| EXERCISE OBJECTIVE |
Copy each line exactly. Drop every picture.
★ ★ ★ ★ ★ ★ ★
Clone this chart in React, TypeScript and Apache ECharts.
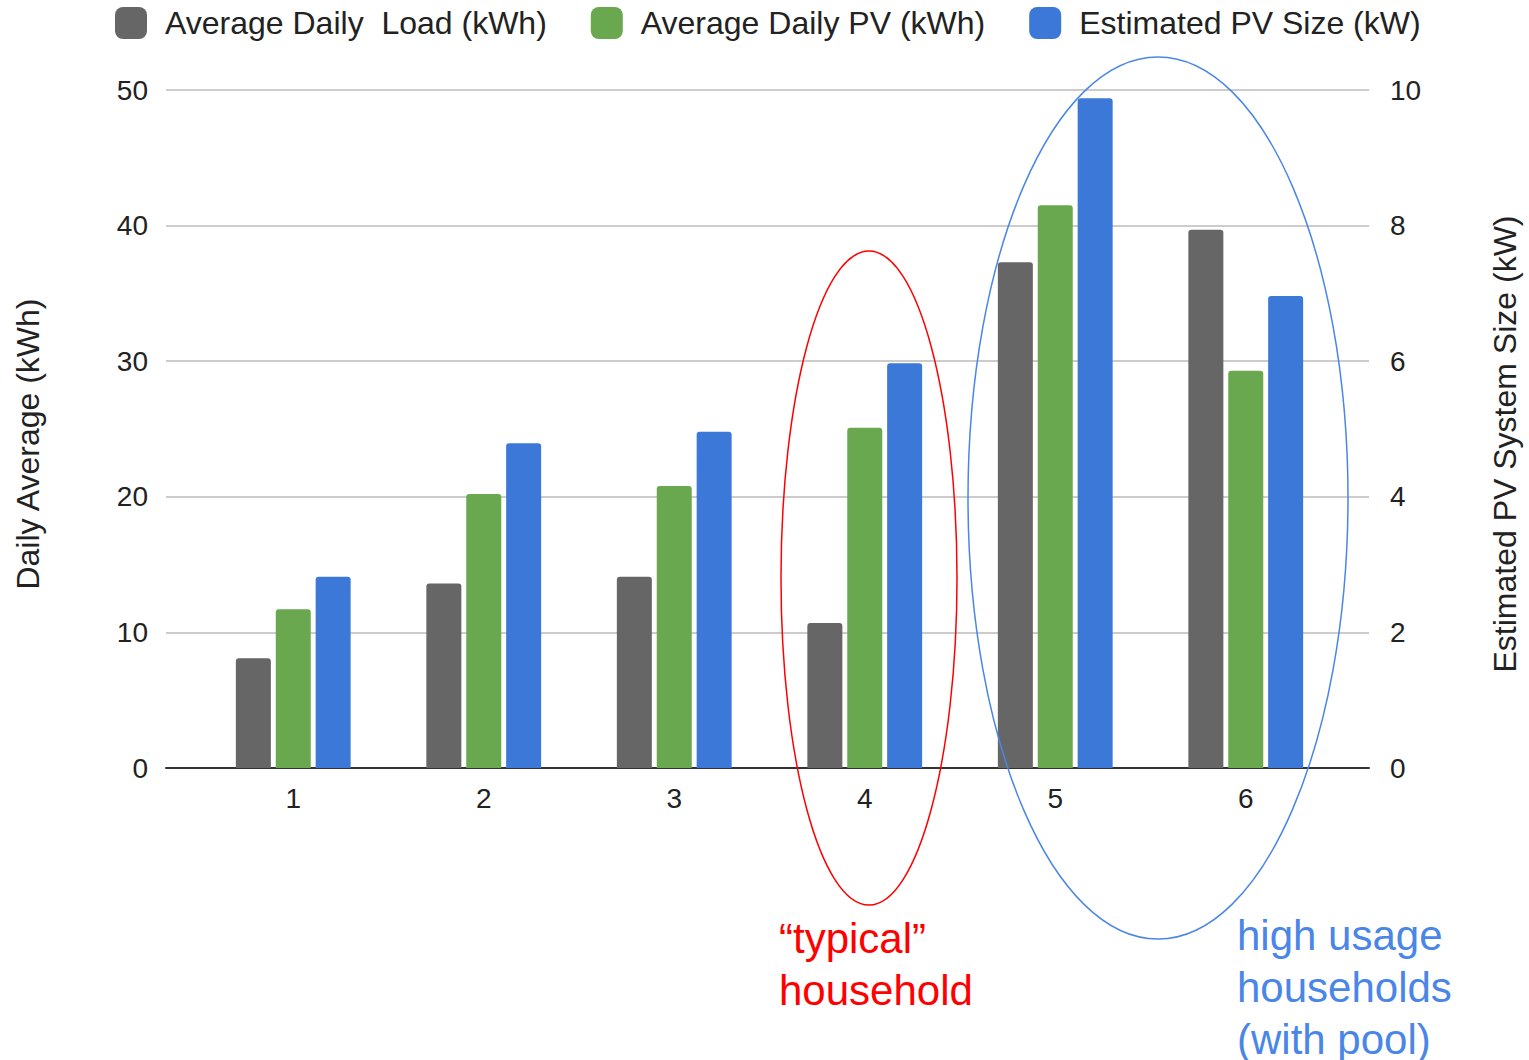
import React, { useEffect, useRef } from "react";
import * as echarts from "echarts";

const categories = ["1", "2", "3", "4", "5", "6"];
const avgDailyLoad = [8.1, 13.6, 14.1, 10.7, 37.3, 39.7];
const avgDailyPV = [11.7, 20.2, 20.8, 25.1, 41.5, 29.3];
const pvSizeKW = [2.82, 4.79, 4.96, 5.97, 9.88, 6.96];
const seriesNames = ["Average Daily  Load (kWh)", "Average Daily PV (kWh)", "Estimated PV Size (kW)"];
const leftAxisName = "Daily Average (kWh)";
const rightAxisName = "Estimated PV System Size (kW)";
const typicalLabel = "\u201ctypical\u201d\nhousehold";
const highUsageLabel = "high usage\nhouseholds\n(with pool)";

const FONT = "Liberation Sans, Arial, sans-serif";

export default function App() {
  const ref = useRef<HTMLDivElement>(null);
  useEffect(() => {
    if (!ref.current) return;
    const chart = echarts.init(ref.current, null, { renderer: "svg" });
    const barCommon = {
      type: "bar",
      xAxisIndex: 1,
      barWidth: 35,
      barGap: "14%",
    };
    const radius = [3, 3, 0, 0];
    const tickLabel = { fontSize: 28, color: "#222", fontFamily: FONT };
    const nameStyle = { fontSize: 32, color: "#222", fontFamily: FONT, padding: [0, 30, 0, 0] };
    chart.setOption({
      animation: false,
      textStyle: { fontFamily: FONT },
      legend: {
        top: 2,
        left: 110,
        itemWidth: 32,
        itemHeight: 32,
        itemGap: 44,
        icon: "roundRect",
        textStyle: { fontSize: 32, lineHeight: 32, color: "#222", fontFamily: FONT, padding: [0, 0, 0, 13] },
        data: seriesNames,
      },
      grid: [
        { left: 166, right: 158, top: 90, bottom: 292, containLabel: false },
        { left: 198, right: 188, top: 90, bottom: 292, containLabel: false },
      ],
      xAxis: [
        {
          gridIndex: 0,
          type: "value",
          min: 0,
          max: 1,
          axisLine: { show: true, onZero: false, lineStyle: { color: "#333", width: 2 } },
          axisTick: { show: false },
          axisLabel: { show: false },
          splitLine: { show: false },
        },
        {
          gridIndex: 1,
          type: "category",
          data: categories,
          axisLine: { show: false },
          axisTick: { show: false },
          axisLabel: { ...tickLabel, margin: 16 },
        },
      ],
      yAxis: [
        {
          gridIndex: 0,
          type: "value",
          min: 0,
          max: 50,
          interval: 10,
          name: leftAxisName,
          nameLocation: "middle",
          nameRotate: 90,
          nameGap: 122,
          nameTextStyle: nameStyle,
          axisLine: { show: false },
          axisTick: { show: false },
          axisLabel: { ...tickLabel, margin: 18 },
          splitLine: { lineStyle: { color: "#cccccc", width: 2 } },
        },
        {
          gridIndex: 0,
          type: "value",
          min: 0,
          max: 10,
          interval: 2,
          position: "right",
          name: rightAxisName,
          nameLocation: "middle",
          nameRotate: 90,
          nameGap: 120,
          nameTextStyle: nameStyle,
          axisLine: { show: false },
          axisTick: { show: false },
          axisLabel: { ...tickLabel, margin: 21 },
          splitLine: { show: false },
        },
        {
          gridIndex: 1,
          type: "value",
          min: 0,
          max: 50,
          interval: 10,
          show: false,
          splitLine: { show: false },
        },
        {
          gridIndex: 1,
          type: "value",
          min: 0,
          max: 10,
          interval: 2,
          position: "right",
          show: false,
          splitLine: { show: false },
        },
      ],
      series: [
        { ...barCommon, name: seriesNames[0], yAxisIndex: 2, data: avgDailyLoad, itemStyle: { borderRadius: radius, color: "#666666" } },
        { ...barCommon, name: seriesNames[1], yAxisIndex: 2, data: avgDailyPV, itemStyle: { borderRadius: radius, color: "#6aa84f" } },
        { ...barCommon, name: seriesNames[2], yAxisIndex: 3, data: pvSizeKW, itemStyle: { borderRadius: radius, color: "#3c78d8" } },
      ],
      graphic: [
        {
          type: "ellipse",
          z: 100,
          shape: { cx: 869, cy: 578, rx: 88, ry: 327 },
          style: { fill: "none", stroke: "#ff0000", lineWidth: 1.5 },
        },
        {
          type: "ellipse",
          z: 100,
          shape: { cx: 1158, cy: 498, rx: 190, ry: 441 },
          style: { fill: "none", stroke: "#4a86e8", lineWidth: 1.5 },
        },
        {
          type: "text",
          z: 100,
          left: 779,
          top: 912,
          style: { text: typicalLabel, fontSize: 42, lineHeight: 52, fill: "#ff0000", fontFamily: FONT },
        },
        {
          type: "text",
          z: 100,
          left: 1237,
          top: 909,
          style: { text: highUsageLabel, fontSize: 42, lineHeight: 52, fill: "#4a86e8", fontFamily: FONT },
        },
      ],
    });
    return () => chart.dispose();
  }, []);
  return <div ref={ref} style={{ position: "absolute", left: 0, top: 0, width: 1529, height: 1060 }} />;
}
★ ★ ★ ★ ★ ★ ★
| PROBLEM SOLUTION |
Clone this chart in React, TypeScript and Apache ECharts.
import React, { useEffect, useRef } from "react";
import * as echarts from "echarts";

const categories = ["1", "2", "3", "4", "5", "6"];
const avgDailyLoad = [8.1, 13.6, 14.1, 10.7, 37.3, 39.7];
const avgDailyPV = [11.7, 20.2, 20.8, 25.1, 41.5, 29.3];
const pvSizeKW = [2.82, 4.79, 4.96, 5.97, 9.88, 6.96];
const seriesNames = ["Average Daily  Load (kWh)", "Average Daily PV (kWh)", "Estimated PV Size (kW)"];
const leftAxisName = "Daily Average (kWh)";
const rightAxisName = "Estimated PV System Size (kW)";
const typicalLabel = "\u201ctypical\u201d\nhousehold";
const highUsageLabel = "high usage\nhouseholds\n(with pool)";

const FONT = "Liberation Sans, Arial, sans-serif";

export default function App() {
  const ref = useRef<HTMLDivElement>(null);
  useEffect(() => {
    if (!ref.current) return;
    const chart = echarts.init(ref.current, null, { renderer: "svg" });
    const barCommon = {
      type: "bar",
      xAxisIndex: 1,
      barWidth: 35,
      barGap: "14%",
    };
    const radius = [3, 3, 0, 0];
    const tickLabel = { fontSize: 28, color: "#222", fontFamily: FONT };
    const nameStyle = { fontSize: 32, color: "#222", fontFamily: FONT, padding: [0, 30, 0, 0] };
    chart.setOption({
      animation: false,
      textStyle: { fontFamily: FONT },
      legend: {
        top: 2,
        left: 110,
        itemWidth: 32,
        itemHeight: 32,
        itemGap: 44,
        icon: "roundRect",
        textStyle: { fontSize: 32, lineHeight: 32, color: "#222", fontFamily: FONT, padding: [0, 0, 0, 13] },
        data: seriesNames,
      },
      grid: [
        { left: 166, right: 158, top: 90, bottom: 292, containLabel: false },
        { left: 198, right: 188, top: 90, bottom: 292, containLabel: false },
      ],
      xAxis: [
        {
          gridIndex: 0,
          type: "value",
          min: 0,
          max: 1,
          axisLine: { show: true, onZero: false, lineStyle: { color: "#333", width: 2 } },
          axisTick: { show: false },
          axisLabel: { show: false },
          splitLine: { show: false },
        },
        {
          gridIndex: 1,
          type: "category",
          data: categories,
          axisLine: { show: false },
          axisTick: { show: false },
          axisLabel: { ...tickLabel, margin: 16 },
        },
      ],
      yAxis: [
        {
          gridIndex: 0,
          type: "value",
          min: 0,
          max: 50,
          interval: 10,
          name: leftAxisName,
          nameLocation: "middle",
          nameRotate: 90,
          nameGap: 122,
          nameTextStyle: nameStyle,
          axisLine: { show: false },
          axisTick: { show: false },
          axisLabel: { ...tickLabel, margin: 18 },
          splitLine: { lineStyle: { color: "#cccccc", width: 2 } },
        },
        {
          gridIndex: 0,
          type: "value",
          min: 0,
          max: 10,
          interval: 2,
          position: "right",
          name: rightAxisName,
          nameLocation: "middle",
          nameRotate: 90,
          nameGap: 120,
          nameTextStyle: nameStyle,
          axisLine: { show: false },
          axisTick: { show: false },
          axisLabel: { ...tickLabel, margin: 21 },
          splitLine: { show: false },
        },
        {
          gridIndex: 1,
          type: "value",
          min: 0,
          max: 50,
          interval: 10,
          show: false,
          splitLine: { show: false },
        },
        {
          gridIndex: 1,
          type: "value",
          min: 0,
          max: 10,
          interval: 2,
          position: "right",
          show: false,
          splitLine: { show: false },
        },
      ],
      series: [
        { ...barCommon, name: seriesNames[0], yAxisIndex: 2, data: avgDailyLoad, itemStyle: { borderRadius: radius, color: "#666666" } },
        { ...barCommon, name: seriesNames[1], yAxisIndex: 2, data: avgDailyPV, itemStyle: { borderRadius: radius, color: "#6aa84f" } },
        { ...barCommon, name: seriesNames[2], yAxisIndex: 3, data: pvSizeKW, itemStyle: { borderRadius: radius, color: "#3c78d8" } },
      ],
      graphic: [
        {
          type: "ellipse",
          z: 100,
          shape: { cx: 869, cy: 578, rx: 88, ry: 327 },
          style: { fill: "none", stroke: "#ff0000", lineWidth: 1.5 },
        },
        {
          type: "ellipse",
          z: 100,
          shape: { cx: 1158, cy: 498, rx: 190, ry: 441 },
          style: { fill: "none", stroke: "#4a86e8", lineWidth: 1.5 },
        },
        {
          type: "text",
          z: 100,
          left: 779,
          top: 912,
          style: { text: typicalLabel, fontSize: 42, lineHeight: 52, fill: "#ff0000", fontFamily: FONT },
        },
        {
          type: "text",
          z: 100,
          left: 1237,
          top: 909,
          style: { text: highUsageLabel, fontSize: 42, lineHeight: 52, fill: "#4a86e8", fontFamily: FONT },
        },
      ],
    });
    return () => chart.dispose();
  }, []);
  return <div ref={ref} style={{ position: "absolute", left: 0, top: 0, width: 1529, height: 1060 }} />;
}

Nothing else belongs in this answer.